The key insight for deadline-dependent creators is this: pressure itself isn’t problematic—unplanned, unmanaged pressure is. By deliberately designing your deadline structure, you transform deadline stress from an external threat into a tool that works with your creative oscillations.

This approach honors a fundamental principle from Chapter 3: We don’t need to change who we are as creators—we need to build systems that work with our natural patterns rather than against them.

If deadlines motivate you, don’t fight this tendency. Instead, design deadline structures that activate your productivity while respecting your creative rhythms.

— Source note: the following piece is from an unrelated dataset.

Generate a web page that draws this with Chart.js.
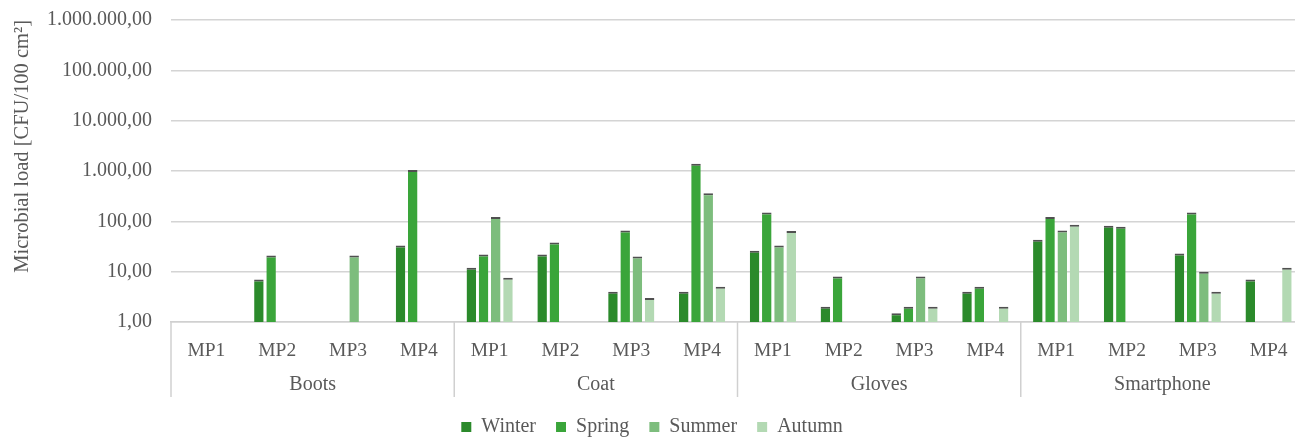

Your Implementation This Week

  1. Choose one current project from your Progress Pulse board (preferably in the “Building” column)
  2. Create a complete deadline ecosystem for this project (activation thresholds, progress milestones, completion horizon)
  3. Implement your accountability structure by arranging specific check-in points
  4. Design your post-deadline recovery protocol before you need it
  5. Track how this structured approach affects both your productivity and creative well-being

Looking Ahead

Next week, we’ll explore how to automate systems—creating habits and triggers that maintain your creative momentum without constant conscious effort.

This Week’s Challenge

Interview yourself about your relationship with deadlines. When have they served you well? When have they created problems? What difference do you notice between internally-generated deadlines and externally-imposed ones? Use these insights to refine your deadline ecosystem design.

Remember that needing deadlines isn’t a creative weakness—many of history’s most accomplished creators relied on external structures to complete their work. The difference is whether those structures are imposed haphazardly or designed intentionally to align with your natural creative oscillations.